# Exercise:
Please write out the lines of the data exactly, beginning with the first and ending with the line containing "const BIN_STEP = 0.025;"; leave the pictures behind.

################

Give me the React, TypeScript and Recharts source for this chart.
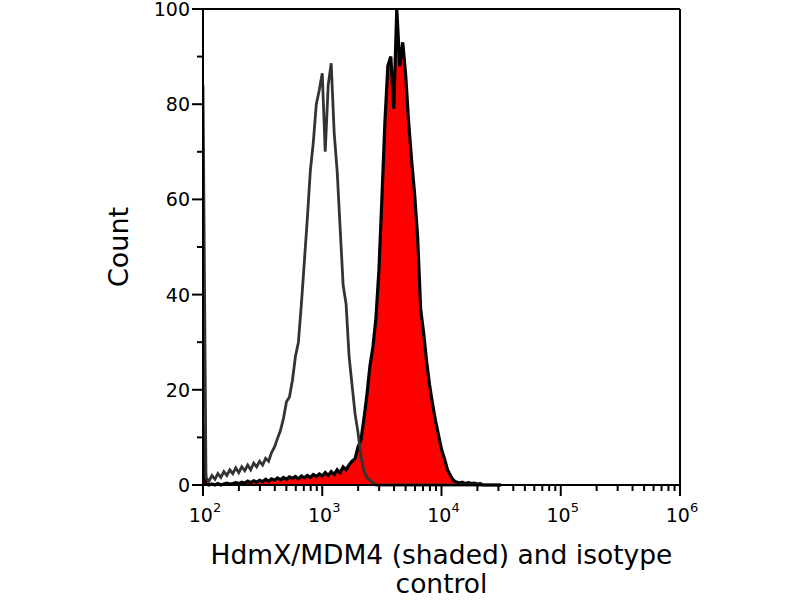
import React from 'react';
import { ComposedChart, Area, Line, XAxis, YAxis, ReferenceLine } from 'recharts';

// channel grid on the log10 axis: first bin at 10^2, one bin every 0.025 decade
const BIN_START = 2;
const BIN_STEP = 0.025;

// isotype control, counts per channel
const isotypeCounts = [
  84, 1.5, 0.8, 2, 1.2, 2.4, 1.6, 2.8, 2.0, 3.2,
  2.4, 3.6, 2.6, 3.8, 3.0, 4.2, 3.2, 4.6, 3.8, 5.0,
  4.2, 5.6, 5.0, 6.8, 8.0, 9.8, 11.5, 14, 17.5, 18.5,
  22, 27, 30, 38, 47, 56, 66, 72, 80, 83,
  86.5, 70, 84, 88.6, 74, 66, 54, 42, 38, 27,
  21, 15, 11, 6, 3, 1.5, 1, 0.5, 0, 0,
  0, 0, 0, 0, 0, 0, 0, 0, 0, 0,
  0, 0, 0, 0, 0, 0, 0, 0, 0, 0,
  0, 0, 0, 0, 0, 0, 0, 0, 0, 0,
  0, 0, 0, 0, 0, 0, 0, 0, 0, 0, 0,
];

// HdmX/MDM4 stained sample (shaded), counts per channel
const hdmxCounts = [
  13, 0.3, 0, 0.2, 0, 0.3, 0, 0.2, 0.4, 0.2,
  0.3, 0.5, 0.3, 0.6, 0.4, 0.8, 0.5, 0.9, 0.6, 1.0,
  0.7, 1.2, 0.8, 1.3, 1.0, 1.5, 1.1, 1.6, 1.2, 1.7,
  1.4, 1.8, 1.3, 1.9, 1.5, 2.0, 1.6, 2.2, 1.8, 2.3,
  1.9, 2.6, 2.0, 2.8, 2.2, 3.2, 2.6, 3.8, 3.2, 4.2,
  5.0, 5.5, 8, 9.5, 14, 19, 25, 29, 35, 45,
  60, 76, 88, 90, 79, 100, 88, 93, 86, 76,
  68, 61, 52, 37, 32, 26, 21, 17, 13.5, 10.5,
  7.5, 5.5, 3.2, 2, 1, 0.6, 0.4, 0.6, 0.3, 0.5,
  0.3, 0.4, 0.2, 0.3, 0, 0, 0, 0, 0, 0, 0,
];

const yTicks = [0, 10, 20, 30, 40, 50, 60, 70, 80, 90, 100];
const decades = [2, 3, 4, 5, 6];
const minorSteps = [2, 3, 4, 5, 6, 7, 8, 9];

const xTicks = [
  ...decades,
  ...decades.slice(0, -1).flatMap(d => minorSteps.map(k => d + Math.log10(k))),
].sort((a, b) => a - b);

const data = isotypeCounts.map((iso, i) => ({
  x: BIN_START + i * BIN_STEP,
  iso,
  hdmx: hdmxCounts[i],
}));

const FONT = '"DejaVu Sans", sans-serif';

function YTick({ x, y, payload }: any) {
  const major = payload.value % 20 === 0;
  return (
    <g>
      <line x1={x} x2={x - (major ? 11 : 6)} y1={y} y2={y} stroke="#000" strokeWidth={2} />
      {major && (
        <text x={x - 13} y={y} dy={7} textAnchor="end" fontSize={19} fontFamily={FONT} fill="#000">
          {payload.value}
        </text>
      )}
    </g>
  );
}

function XTick({ x, y, payload }: any) {
  const major = Math.abs(payload.value - Math.round(payload.value)) < 1e-9;
  return (
    <g>
      <line x1={x} x2={x} y1={y} y2={y + (major ? 11 : 6)} stroke="#000" strokeWidth={2} />
      {major && (
        <text x={x + 2} y={y + 37} textAnchor="middle" fontSize={19} fontFamily={FONT} fill="#000">
          10
          <tspan dy={-10} fontSize={13}>{Math.round(payload.value)}</tspan>
        </text>
      )}
    </g>
  );
}

function XLabel({ viewBox }: any) {
  const cx = viewBox.x + viewBox.width / 2;
  return (
    <text textAnchor="middle" fontSize={26.5} fontFamily={FONT} fill="#000">
      <tspan x={cx} y={564}>HdmX/MDM4 (shaded) and isotype</tspan>
      <tspan x={cx} y={593}>control</tspan>
    </text>
  );
}

function YLabel() {
  return (
    <text
      x={128}
      y={247}
      transform="rotate(-90 128 247)"
      textAnchor="middle"
      fontSize={27}
      fontFamily={FONT}
      fill="#000"
    >
      Count
    </text>
  );
}

export default function App() {
  return (
    <div style={{ position: 'absolute', left: 0, top: 0, width: 800, height: 600, background: '#fff' }}>
      <ComposedChart width={800} height={600} data={data} margin={{ top: 9, right: 120, bottom: 0, left: 0 }}>
        <XAxis
          dataKey="x"
          type="number"
          domain={[2, 6]}
          allowDataOverflow
          ticks={xTicks}
          interval={0}
          tickSize={0}
          tickMargin={0}
          tick={<XTick />}
          height={115}
          axisLine={{ stroke: '#000', strokeWidth: 2 }}
          label={<XLabel />}
        />
        <YAxis
          type="number"
          domain={[0, 100]}
          ticks={yTicks}
          interval={0}
          tickSize={0}
          tickMargin={0}
          tick={<YTick />}
          width={203}
          axisLine={{ stroke: '#000', strokeWidth: 2 }}
          label={<YLabel />}
        />
        <ReferenceLine y={100} stroke="#000" strokeWidth={2} />
        <ReferenceLine x={6} stroke="#000" strokeWidth={2} />
        <Line
          dataKey="iso"
          type="linear"
          stroke="#333333"
          strokeWidth={2.8}
          dot={false}
          isAnimationActive={false}
        />
        <Area
          dataKey="hdmx"
          type="linear"
          stroke="#000"
          strokeWidth={3.2}
          fill="#ff0000"
          fillOpacity={1}
          isAnimationActive={false}
        />
      </ComposedChart>
    </div>
  );
}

################

# Final result:
Give me the React, TypeScript and Recharts source for this chart.
import React from 'react';
import { ComposedChart, Area, Line, XAxis, YAxis, ReferenceLine } from 'recharts';

// channel grid on the log10 axis: first bin at 10^2, one bin every 0.025 decade
const BIN_START = 2;
const BIN_STEP = 0.025;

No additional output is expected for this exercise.